What is needed — Include the line with "const fmt = v" and every line before it in the entries below, echoed exactly, but not the pictures.

[start Dataset excerpts]

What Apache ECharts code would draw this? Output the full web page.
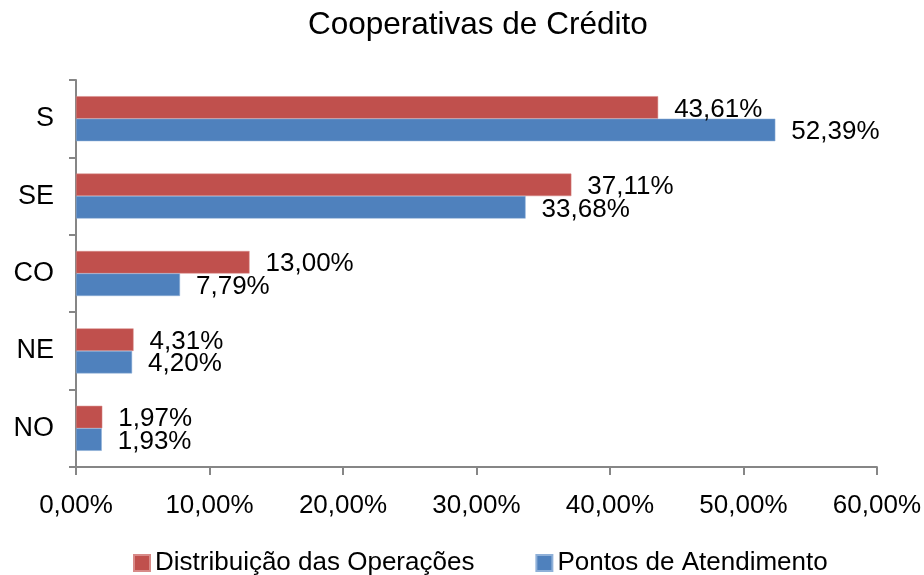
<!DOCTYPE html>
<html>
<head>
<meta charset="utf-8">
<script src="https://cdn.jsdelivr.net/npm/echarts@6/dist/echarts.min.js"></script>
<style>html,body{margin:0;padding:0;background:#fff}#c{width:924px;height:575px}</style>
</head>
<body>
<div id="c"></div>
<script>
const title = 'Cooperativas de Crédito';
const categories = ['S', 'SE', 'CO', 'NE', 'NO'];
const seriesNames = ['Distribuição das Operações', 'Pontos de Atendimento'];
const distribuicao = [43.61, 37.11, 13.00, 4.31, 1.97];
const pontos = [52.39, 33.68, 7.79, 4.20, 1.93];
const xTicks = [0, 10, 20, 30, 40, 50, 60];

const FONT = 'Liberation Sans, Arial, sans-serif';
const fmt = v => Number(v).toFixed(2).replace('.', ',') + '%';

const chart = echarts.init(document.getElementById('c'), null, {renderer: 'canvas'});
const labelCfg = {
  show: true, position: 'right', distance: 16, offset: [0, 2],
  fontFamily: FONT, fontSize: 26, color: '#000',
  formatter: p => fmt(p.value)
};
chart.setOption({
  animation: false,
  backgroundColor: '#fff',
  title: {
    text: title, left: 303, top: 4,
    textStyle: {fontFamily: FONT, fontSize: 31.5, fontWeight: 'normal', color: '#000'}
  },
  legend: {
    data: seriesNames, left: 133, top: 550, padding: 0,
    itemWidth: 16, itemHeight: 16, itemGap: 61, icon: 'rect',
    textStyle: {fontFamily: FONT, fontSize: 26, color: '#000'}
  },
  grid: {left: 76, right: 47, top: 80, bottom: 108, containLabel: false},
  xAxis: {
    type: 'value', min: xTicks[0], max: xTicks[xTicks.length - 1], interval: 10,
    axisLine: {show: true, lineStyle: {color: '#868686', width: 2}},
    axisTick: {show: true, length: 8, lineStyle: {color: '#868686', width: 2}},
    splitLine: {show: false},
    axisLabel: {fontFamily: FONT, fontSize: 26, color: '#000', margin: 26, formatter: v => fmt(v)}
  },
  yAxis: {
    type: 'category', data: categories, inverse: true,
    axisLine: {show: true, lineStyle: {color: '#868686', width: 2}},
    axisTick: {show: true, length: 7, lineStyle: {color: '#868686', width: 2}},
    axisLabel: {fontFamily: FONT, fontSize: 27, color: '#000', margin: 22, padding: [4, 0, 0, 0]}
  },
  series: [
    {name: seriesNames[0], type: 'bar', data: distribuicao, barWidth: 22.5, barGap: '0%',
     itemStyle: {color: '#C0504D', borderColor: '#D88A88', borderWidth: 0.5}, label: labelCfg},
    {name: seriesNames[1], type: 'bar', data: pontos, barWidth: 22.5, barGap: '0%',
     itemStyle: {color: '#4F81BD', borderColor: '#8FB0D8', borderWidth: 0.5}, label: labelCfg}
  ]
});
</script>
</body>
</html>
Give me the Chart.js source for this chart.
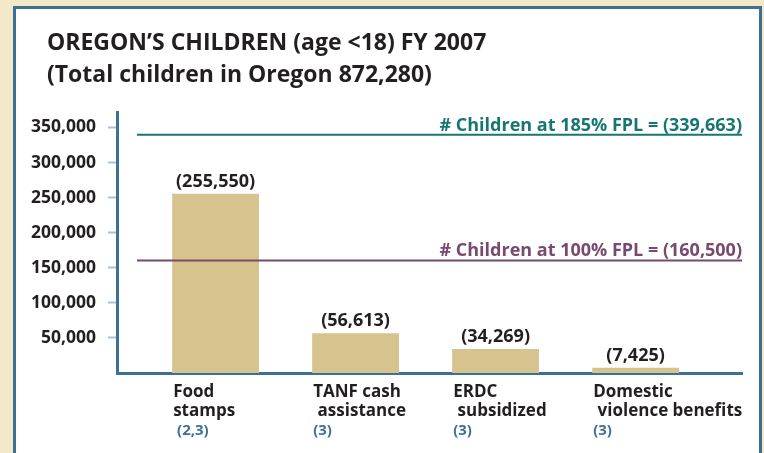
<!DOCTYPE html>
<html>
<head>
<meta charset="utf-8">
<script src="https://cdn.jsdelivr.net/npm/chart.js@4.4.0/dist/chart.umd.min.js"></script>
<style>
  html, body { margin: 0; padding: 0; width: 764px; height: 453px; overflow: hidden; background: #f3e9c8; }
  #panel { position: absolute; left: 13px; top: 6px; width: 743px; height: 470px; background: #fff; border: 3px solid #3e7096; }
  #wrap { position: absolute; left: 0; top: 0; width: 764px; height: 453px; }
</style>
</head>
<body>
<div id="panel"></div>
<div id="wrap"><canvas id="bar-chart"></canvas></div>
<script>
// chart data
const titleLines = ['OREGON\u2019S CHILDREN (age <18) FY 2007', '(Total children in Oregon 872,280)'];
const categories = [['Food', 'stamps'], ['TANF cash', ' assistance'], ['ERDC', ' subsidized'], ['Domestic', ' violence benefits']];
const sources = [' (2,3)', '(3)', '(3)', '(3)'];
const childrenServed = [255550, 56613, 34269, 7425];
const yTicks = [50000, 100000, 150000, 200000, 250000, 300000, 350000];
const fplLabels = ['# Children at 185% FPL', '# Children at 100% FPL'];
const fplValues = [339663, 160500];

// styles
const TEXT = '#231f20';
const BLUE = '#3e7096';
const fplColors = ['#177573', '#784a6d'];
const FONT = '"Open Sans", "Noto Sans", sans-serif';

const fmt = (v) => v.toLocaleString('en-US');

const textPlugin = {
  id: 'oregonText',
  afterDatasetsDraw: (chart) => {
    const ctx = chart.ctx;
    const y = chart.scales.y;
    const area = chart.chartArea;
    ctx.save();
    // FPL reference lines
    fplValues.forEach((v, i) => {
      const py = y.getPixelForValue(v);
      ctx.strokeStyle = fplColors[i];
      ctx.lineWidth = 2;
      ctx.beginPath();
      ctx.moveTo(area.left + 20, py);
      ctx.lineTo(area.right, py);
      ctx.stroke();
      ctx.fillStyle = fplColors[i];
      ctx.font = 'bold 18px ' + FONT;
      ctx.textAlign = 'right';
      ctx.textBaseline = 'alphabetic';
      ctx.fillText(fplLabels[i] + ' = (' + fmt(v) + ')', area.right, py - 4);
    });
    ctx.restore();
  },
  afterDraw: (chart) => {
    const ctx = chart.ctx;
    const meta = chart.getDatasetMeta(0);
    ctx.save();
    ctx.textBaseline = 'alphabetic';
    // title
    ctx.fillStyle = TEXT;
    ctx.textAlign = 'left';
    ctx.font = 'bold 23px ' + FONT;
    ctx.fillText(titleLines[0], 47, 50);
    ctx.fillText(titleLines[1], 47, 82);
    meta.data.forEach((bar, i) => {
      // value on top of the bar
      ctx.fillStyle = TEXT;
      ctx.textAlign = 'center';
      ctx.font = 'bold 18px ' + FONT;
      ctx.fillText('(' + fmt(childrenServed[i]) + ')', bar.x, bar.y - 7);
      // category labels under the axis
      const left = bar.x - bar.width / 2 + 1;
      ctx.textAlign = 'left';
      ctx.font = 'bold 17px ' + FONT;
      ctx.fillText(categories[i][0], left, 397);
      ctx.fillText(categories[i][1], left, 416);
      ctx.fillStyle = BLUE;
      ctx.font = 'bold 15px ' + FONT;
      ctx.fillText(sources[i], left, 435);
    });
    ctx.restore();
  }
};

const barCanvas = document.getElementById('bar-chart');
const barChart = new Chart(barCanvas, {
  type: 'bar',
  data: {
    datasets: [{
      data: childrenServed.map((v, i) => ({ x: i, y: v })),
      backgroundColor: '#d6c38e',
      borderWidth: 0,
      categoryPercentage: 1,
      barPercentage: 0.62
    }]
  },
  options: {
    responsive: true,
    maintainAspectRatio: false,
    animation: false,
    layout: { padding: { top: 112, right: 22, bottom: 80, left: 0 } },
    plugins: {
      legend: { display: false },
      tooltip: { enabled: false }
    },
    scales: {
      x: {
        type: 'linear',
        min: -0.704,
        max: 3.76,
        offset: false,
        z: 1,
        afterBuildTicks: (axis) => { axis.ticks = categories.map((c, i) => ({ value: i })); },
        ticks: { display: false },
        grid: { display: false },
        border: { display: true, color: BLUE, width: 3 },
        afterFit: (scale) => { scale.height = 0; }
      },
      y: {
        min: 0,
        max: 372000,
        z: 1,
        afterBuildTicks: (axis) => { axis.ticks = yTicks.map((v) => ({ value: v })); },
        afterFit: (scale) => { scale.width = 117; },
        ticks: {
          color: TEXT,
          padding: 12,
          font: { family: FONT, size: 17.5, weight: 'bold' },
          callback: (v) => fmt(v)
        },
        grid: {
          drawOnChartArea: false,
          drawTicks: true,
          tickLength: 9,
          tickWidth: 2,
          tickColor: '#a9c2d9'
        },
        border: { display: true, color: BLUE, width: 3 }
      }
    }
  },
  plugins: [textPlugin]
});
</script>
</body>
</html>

[end Dataset excerpts]

Finished task —
What Apache ECharts code would draw this? Output the full web page.
<!DOCTYPE html>
<html>
<head>
<meta charset="utf-8">
<script src="https://cdn.jsdelivr.net/npm/echarts@6/dist/echarts.min.js"></script>
<style>html,body{margin:0;padding:0;background:#fff}#c{width:924px;height:575px}</style>
</head>
<body>
<div id="c"></div>
<script>
const title = 'Cooperativas de Crédito';
const categories = ['S', 'SE', 'CO', 'NE', 'NO'];
const seriesNames = ['Distribuição das Operações', 'Pontos de Atendimento'];
const distribuicao = [43.61, 37.11, 13.00, 4.31, 1.97];
const pontos = [52.39, 33.68, 7.79, 4.20, 1.93];
const xTicks = [0, 10, 20, 30, 40, 50, 60];

const FONT = 'Liberation Sans, Arial, sans-serif';
const fmt = v => Number(v).toFixed(2).replace('.', ',') + '%';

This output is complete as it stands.